The r in strawberry is more of a fundamental limitation of our tokenization procedures, not the transformer architecture. We could easily train a LLM with byte-size tokens that would nail those problems. It can also be easily fixed with harnessing (ie for this class of problems, write a script rather than solve it yourself). I mean, we do this all the time ourselves, even mathematicians and physicists will run to a calculator for all kinds of problems they could in principle solve in their heads.

[1] https://arxiv.org/abs/2402.04494

But chess models aren't trained the same way LLMs are trained. If I am not mistaken, they are trained directly from chess moves using pure reinforcement learning, and it's definitely not trivial as for instance AlphaZero took 64 TPUs to train.
You can train them in a very similar way.

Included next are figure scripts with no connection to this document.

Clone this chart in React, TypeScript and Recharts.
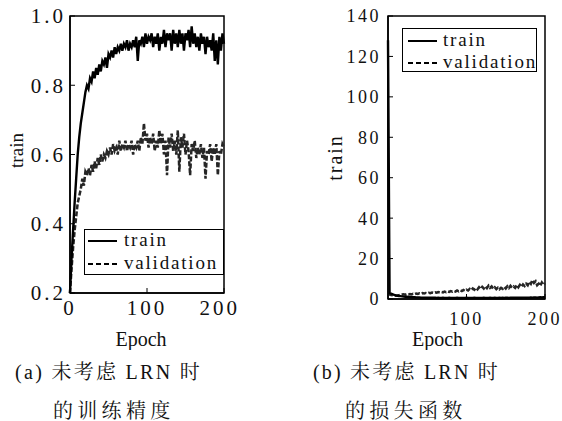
import React from "react";
import { Label, Legend, Line, LineChart, ReferenceArea, XAxis, YAxis } from "recharts";

// epochs 0, 2, 4, ... 200
const trainAcc = [
  0.2, 0.3, 0.38, 0.46, 0.53, 0.6, 0.65, 0.69, 0.72, 0.75,
  0.78, 0.8, 0.79, 0.82, 0.81, 0.84, 0.82, 0.85, 0.83, 0.86,
  0.84, 0.87, 0.86, 0.88, 0.85, 0.89, 0.88, 0.9, 0.88, 0.91,
  0.89, 0.91, 0.9, 0.92, 0.9, 0.92, 0.91, 0.93, 0.9, 0.92,
  0.91, 0.93, 0.91, 0.94, 0.87, 0.93, 0.92, 0.94, 0.91, 0.95,
  0.92, 0.94, 0.93, 0.95, 0.91, 0.94, 0.92, 0.95, 0.9, 0.94,
  0.92, 0.96, 0.91, 0.95, 0.93, 0.95, 0.9, 0.96, 0.92, 0.95,
  0.91, 0.96, 0.92, 0.95, 0.9, 0.95, 0.93, 0.96, 0.91, 0.97,
  0.92, 0.95, 0.91, 0.94, 0.9, 0.95, 0.92, 0.94, 0.89, 0.94,
  0.91, 0.93, 0.9, 0.95, 0.87, 0.93, 0.86, 0.94, 0.9, 0.95,
  0.92,
];
const valAcc = [
  0.2, 0.27, 0.33, 0.38, 0.42, 0.46, 0.48, 0.5, 0.53, 0.51,
  0.55, 0.54, 0.56, 0.54, 0.57, 0.55, 0.58, 0.56, 0.59, 0.57,
  0.6, 0.58, 0.6, 0.59, 0.61, 0.6, 0.62, 0.6, 0.63, 0.61,
  0.62, 0.6, 0.64, 0.61, 0.63, 0.62, 0.64, 0.61, 0.63, 0.62,
  0.64, 0.6, 0.63, 0.62, 0.64, 0.61, 0.65, 0.63, 0.69, 0.64,
  0.66, 0.62, 0.65, 0.63, 0.66, 0.61, 0.64, 0.62, 0.67, 0.63,
  0.66, 0.6, 0.64, 0.54, 0.65, 0.62, 0.66, 0.61, 0.64, 0.6,
  0.67, 0.55, 0.65, 0.62, 0.66, 0.6, 0.64, 0.61, 0.54, 0.63,
  0.61, 0.64, 0.59, 0.62, 0.6, 0.63, 0.59, 0.62, 0.53, 0.61,
  0.6, 0.63, 0.58, 0.62, 0.6, 0.63, 0.54, 0.61, 0.6, 0.63,
  0.62,
];
const trainLoss = [
  128, 3.0, 2.6, 2.3, 2.0, 1.8, 1.6, 1.5, 1.4, 1.3,
  1.2, 1.1, 1.1, 1.0, 1.0, 0.9, 0.9, 0.9, 0.8, 0.8,
  0.8, 0.7, 0.7, 0.7, 0.7, 0.6, 0.6, 0.6, 0.6, 0.6,
  0.6, 0.5, 0.6, 0.5, 0.5, 0.6, 0.5, 0.5, 0.5, 0.6,
  0.5, 0.5, 0.5, 0.5, 0.6, 0.5, 0.5, 0.5, 0.5, 0.5,
  0.6, 0.5, 0.5, 0.5, 0.5, 0.6, 0.5, 0.5, 0.5, 0.5,
  0.5, 0.6, 0.5, 0.5, 0.5, 0.6, 0.5, 0.5, 0.6, 0.5,
  0.5, 0.6, 0.5, 0.6, 0.5, 0.6, 0.6, 0.5, 0.6, 0.6,
  0.6, 0.7, 0.6, 0.6, 0.7, 0.6, 0.7, 0.7, 0.6, 0.7,
  0.7, 0.8, 0.7, 0.8, 0.8, 0.7, 0.8, 0.9, 0.8, 0.9,
  0.9,
];
const valLoss = [
  2.5, 2.2, 2.0, 1.8, 1.7, 1.6, 1.7, 1.9, 2.0, 2.2,
  2.3, 2.1, 2.4, 2.2, 2.5, 2.3, 2.6, 2.4, 2.7, 2.5,
  2.8, 2.6, 2.9, 2.7, 3.0, 2.8, 3.1, 2.9, 3.2, 3.0,
  3.3, 3.1, 3.4, 3.2, 3.5, 3.3, 3.7, 3.4, 3.8, 3.5,
  3.9, 3.6, 4.0, 3.7, 4.2, 3.8, 4.3, 3.9, 4.5, 4.0,
  4.6, 4.2, 5.0, 4.4, 5.2, 4.6, 5.5, 4.8, 5.8, 5.0,
  6.0, 5.2, 6.3, 5.4, 6.6, 5.5, 6.2, 5.1, 5.8, 4.9,
  5.6, 4.8, 5.5, 5.0, 6.0, 5.2, 6.3, 5.4, 6.5, 5.6,
  6.2, 5.5, 6.8, 5.8, 7.0, 6.0, 7.2, 6.4, 7.6, 6.8,
  8.5, 7.5, 9.4, 8.0, 8.8, 6.8, 7.6, 6.6, 8.2, 7.0,
  7.8,
];
const accTicks = [0.2, 0.4, 0.6, 0.8, 1.0];
const lossTicks = [0, 20, 40, 60, 80, 100, 120, 140];
const seriesNames = ["train", "validation"];

const epochs = trainAcc.map((_, i) => i * 2);
const accData = epochs.map((e, i) => ({ epoch: e, train: trainAcc[i], validation: valAcc[i] }));
const lossData = epochs.map((e, i) => ({ epoch: e, train: trainLoss[i], validation: valLoss[i] }));

const serif = "Liberation Serif, serif";
const cjk = "Liberation Serif, Noto Serif CJK SC, serif";

function LegendBox({ width, height, lineX, textX, row1, row2 }: any) {
  return (
    <div
      style={{
        position: "relative",
        width,
        height,
        border: "1.5px solid #000",
        boxSizing: "border-box",
        background: "#fff",
        fontFamily: serif,
        fontSize: 19,
        letterSpacing: 1.8,
        color: "#111",
      }}
    >
      {seriesNames.map((name, i) => {
        const cy = i === 0 ? row1 : row2;
        return (
          <div key={name}>
            <svg style={{ position: "absolute", left: lineX, top: cy - 3 }} width={30} height={6}>
              <line
                x1={0}
                x2={29}
                y1={3}
                y2={3}
                stroke="#000"
                strokeWidth={2}
                strokeDasharray={i === 0 ? undefined : "5 3"}
              />
            </svg>
            <span style={{ position: "absolute", left: textX, top: cy - 12, lineHeight: "22px" }}>{name}</span>
          </div>
        );
      })}
    </div>
  );
}

export default function App() {
  const tickStyleA = { fontFamily: serif, fontSize: 21, fill: "#111", letterSpacing: 3 };
  const tickStyleB = { fontFamily: serif, fontSize: 18, fill: "#111", letterSpacing: 2.5 };
  const axisLine = { stroke: "#000", strokeWidth: 1.5 };
  const labelStyle = { fontFamily: serif, fontSize: 20, fill: "#111", fontWeight: 400 };
  const captionStyle: React.CSSProperties = {
    position: "absolute",
    fontFamily: cjk,
    fontSize: 20,
    lineHeight: "24px",
    whiteSpace: "pre",
    color: "#111",
  };
  return (
    <div style={{ position: "relative", width: 562, height: 421, background: "#fff", fontFamily: serif }}>
      <style>{"body{margin:0} svg text{font-family:'Liberation Serif',serif;font-weight:400}"}</style>

      <div style={{ position: "absolute", left: 0, top: 0 }}>
        <LineChart width={240} height={350} data={accData} margin={{ top: 16, right: 16, left: 0, bottom: 27 }}>
          <ReferenceArea x1={0} x2={200} y1={0.2} y2={1} fill="none" stroke="#000" strokeWidth={1.5} />
          <XAxis
            type="number"
            dataKey="epoch"
            domain={[0, 200]}
            ticks={[0, 100, 200]}
            height={30}
            tickSize={-5}
            tickMargin={12}
            tick={tickStyleA}
            axisLine={axisLine}
            tickLine={{ stroke: "#000" }}
          >
            <Label value="Epoch" position="center" dx={-6} dy={31} style={labelStyle} />
          </XAxis>
          <YAxis
            type="number"
            domain={[0.2, 1]}
            ticks={accTicks}
            width={70}
            tickSize={-5}
            tickMargin={9}
            tick={tickStyleA}
            tickFormatter={(v: number) => v.toFixed(1)}
            axisLine={axisLine}
            tickLine={{ stroke: "#000" }}
          >
            <Label value="train" position="center" angle={-90} dx={-19} dy={-4} style={{ ...labelStyle, fontSize: 19 }} />
          </YAxis>
          <Line dataKey="validation" stroke="#262626" strokeWidth={2.5} strokeDasharray="5 2" dot={false} isAnimationActive={false} />
          <Line dataKey="train" stroke="#000" strokeWidth={2.4} dot={false} isAnimationActive={false} />
          <Legend
            layout="vertical"
            align="center"
            verticalAlign="middle"
            wrapperStyle={{ left: 84, top: 229, width: 140, height: 46 }}
            content={() => <LegendBox width={140} height={46} lineX={3} textX={39} row1={11} row2={34} />}
          />
        </LineChart>
      </div>

      <div style={{ position: "absolute", left: 300, top: 0 }}>
        <LineChart width={262} height={350} data={lossData} margin={{ top: 16, right: 17, left: 0, bottom: 21 }}>
          <ReferenceArea x1={0} x2={200} y1={0} y2={140} fill="none" stroke="#000" strokeWidth={1.5} />
          <XAxis
            type="number"
            dataKey="epoch"
            domain={[0, 200]}
            ticks={[100, 200]}
            height={30}
            tickSize={-5}
            tickMargin={18}
            tick={tickStyleB}
            axisLine={axisLine}
            tickLine={{ stroke: "#000" }}
          >
            <Label value="Epoch" position="center" dx={-29} dy={25} style={labelStyle} />
          </XAxis>
          <YAxis
            type="number"
            domain={[0, 140]}
            ticks={lossTicks}
            width={88}
            tickSize={-5}
            tickMargin={12}
            tick={tickStyleB}
            axisLine={axisLine}
            tickLine={{ stroke: "#000" }}
          >
            <Label value="train" position="center" angle={-90} dx={-9} dy={0} style={{ ...labelStyle, letterSpacing: 2 }} />
          </YAxis>
          <Line dataKey="validation" stroke="#262626" strokeWidth={2.5} strokeDasharray="5 2" dot={false} isAnimationActive={false} />
          <Line dataKey="train" stroke="#000" strokeWidth={2.4} dot={false} isAnimationActive={false} />
          <Legend
            layout="vertical"
            align="center"
            verticalAlign="middle"
            wrapperStyle={{ left: 102, top: 28, width: 135, height: 44 }}
            content={() => <LegendBox width={135} height={44} lineX={5} textX={40} row1={12} row2={34} />}
          />
        </LineChart>
      </div>

      <div style={{ ...captionStyle, left: 15, top: 360, letterSpacing: 2.3 }}>(a) 未考虑 LRN 时</div>
      <div style={{ ...captionStyle, left: 53, top: 399, letterSpacing: 4.3 }}>的训练精度</div>
      <div style={{ ...captionStyle, left: 313, top: 360, letterSpacing: 2.2 }}>(b) 未考虑 LRN 时</div>
      <div style={{ ...captionStyle, left: 345, top: 399, letterSpacing: 4.3 }}>的损失函数</div>
    </div>
  );
}
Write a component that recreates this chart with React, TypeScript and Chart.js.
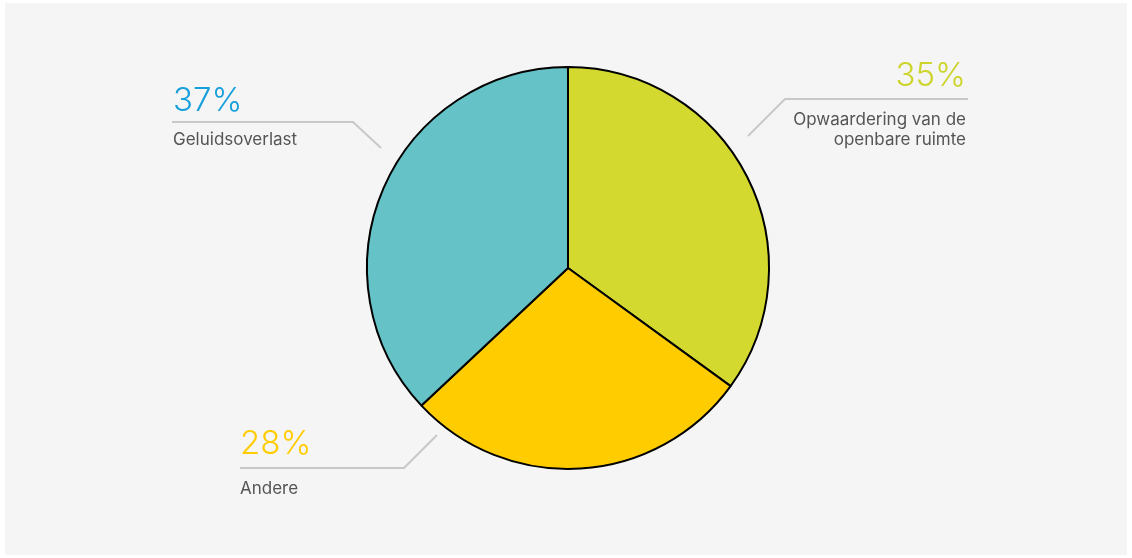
import React, { useEffect, useRef } from "react";
import { Chart, registerables } from "chart.js";

Chart.register(...registerables);

const categories = ["Opwaardering van de openbare ruimte", "Andere", "Geluidsoverlast"];
const labelLines = [["Opwaardering van de", "openbare ruimte"], ["Andere"], ["Geluidsoverlast"]];
const values = [35, 28, 37];
const sliceColors = ["#d3d92e", "#ffcc00", "#65c2c6"];
const percentColors = ["#cdd42a", "#ffcc00", "#179fdc"];

// callout geometry relative to pie centre: tip, elbow, end of line, text anchor
const callouts = [
  { tip: [180, -132], elbow: [217, -169], end: [400, -169], align: "right", tx: 398, py: -182, ly: -143, lh: 20 },
  { tip: [-131, 167], elbow: [-164, 200], end: [-328, 200], align: "left", tx: -328, py: 186, ly: 226, lh: 20 },
  { tip: [-187, -120], elbow: [-215, -146], end: [-396, -146], align: "left", tx: -395, py: -157, ly: -123, lh: 20 },
];

const calloutPlugin = {
  id: "callouts",
  afterDatasetsDraw(chart: any) {
    const meta = chart.getDatasetMeta(0);
    const arc = meta.data[0];
    if (!arc) return;
    const cx = arc.x;
    const cy = arc.y;
    const ctx = chart.ctx;
    ctx.save();
    callouts.forEach((c, i) => {
      ctx.beginPath();
      ctx.strokeStyle = "#c8c8c8";
      ctx.lineWidth = 2;
      ctx.moveTo(cx + c.tip[0], cy + c.tip[1]);
      ctx.lineTo(cx + c.elbow[0], cy + c.elbow[1]);
      ctx.lineTo(cx + c.end[0], cy + c.end[1]);
      ctx.stroke();
      ctx.textAlign = c.align;
      ctx.textBaseline = "alphabetic";
      ctx.fillStyle = percentColors[i];
      ctx.font = "300 33px Inter";
      ctx.fillText(values[i] + "%", cx + c.tx, cy + c.py);
      ctx.fillStyle = "#555555";
      ctx.font = "400 17px Inter";
      labelLines[i].forEach((t, j) => {
        ctx.fillText(t, cx + c.tx, cy + c.ly + j * c.lh);
      });
    });
    ctx.restore();
  },
};

export default function App() {
  const ref = useRef<HTMLCanvasElement>(null);
  useEffect(() => {
    document.body.style.margin = "0";
    const chart = new Chart(ref.current!, {
      type: "pie",
      data: {
        labels: categories,
        datasets: [
          {
            data: values,
            backgroundColor: sliceColors,
            borderColor: "#000000",
            borderWidth: 2,
          },
        ],
      },
      options: {
        animation: false,
        responsive: false,
        radius: 201,
        layout: { padding: { top: 66, bottom: 88, left: 4, right: 0 } },
        plugins: { legend: { display: false }, tooltip: { enabled: false } },
      },
      plugins: [calloutPlugin],
    });
    return () => chart.destroy();
  }, []);
  return (
    <div style={{ position: "relative", width: 1132, height: 558, background: "#ffffff" }}>
      <div style={{ position: "absolute", left: 5, top: 3, width: 1122, height: 552, background: "#f5f5f5" }} />
      <canvas ref={ref} width={1132} height={558} style={{ position: "absolute", left: 0, top: 0 }} />
    </div>
  );
}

Modern LLMs often start at "imitation learning" pre-training on web-scale data and continue with RLVR for specific verifiable tasks like coding. You can pre-train a chess engine transformer on human or engine chess parties, "imitation learning" mode, and then add RL against other engines or as self-play - to anneal the deficiencies and improve performance.

This was used for a few different game engines in practice. Probably not worth it for chess unless you explicitly want humanlike moves, but games with wider state and things like incomplete information benefit from the early "imitation learning" regime getting them into the envelope fast.

I meant trivial in the sense it's a solved problem, I'm sure it still costs a non-negligible amount of money to train it. See for example the chess transformer built by DeepMind a couple of years ago which I referred to in a sibling comment [1].

[1] https://arxiv.org/abs/2402.04494

Thank you for the link.

I admit, my knowledge of reinforcement learning is a bit outdated so it seemed to me that it was unattainable for a non-specialized model to train efficiently on something like chess, which has a huge state space.